Integrated optimization and simulation models for the locomotive refueling system configuration problem

Abstract

Locomotives in the U.S. use over 3 billion gallons of fuel each year and faster refueling can increase rail network capacity without the infrastructure cost associated with new terminals or tracks. This thesis introduces the locomotive refueling system configuration problem (LRSCP), which seeks to improve efficiency in refueling yards through new technologies or policies. This research also creates two new methods to solve LRSCP. The first method uses an integer program to solve the off-line LRSCP and develop a static refueling policy. The train refueling integer program, TRIP, maximizes the weighted number of train combinations that can be refueled without delay. TRIP is optimized and its outputs are used as inputs to a simulation developed in Simio® for testing and validation. The second method creates an integrated integer program and simulation to solve the on-line LRSCP and produces a dynamic refueling policy. This tool, built in Python, incorporates a different integer program, the strike line integer program (SLIP), into the simulation.
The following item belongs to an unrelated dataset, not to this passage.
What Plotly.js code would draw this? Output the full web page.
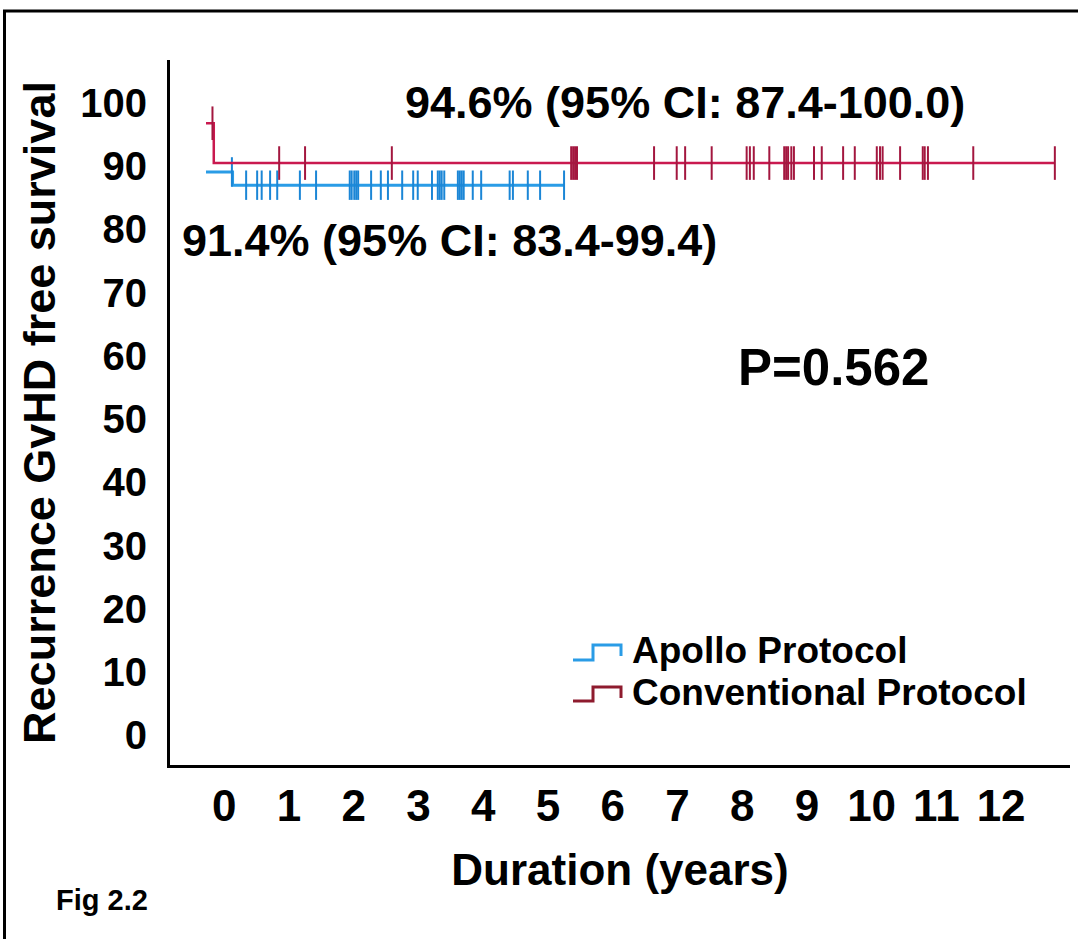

SLIP determines the optimal refueling assignment for each incoming train. The simulation incorporates SLIP’s solution for testing and validation. This tool is truly integrated and requires approximately 300 instances of SLIP to simulate a single day. Based on experimental results, solving either TRIP or SLIP and incorporating the optimal refueling policy improves railyard operations by 10 to 30%. This impact is statistically significant and increases the capacity of a railyard. Additionally, it impacts other important parameters such as time spent in the yard and the maximum queue for the railyard. Furthermore, there is a significant decrease in wasted time and an improvement to railyard efficiency. Implementing either method should increase a railyard’s capacity and significantly increase revenue opportunities.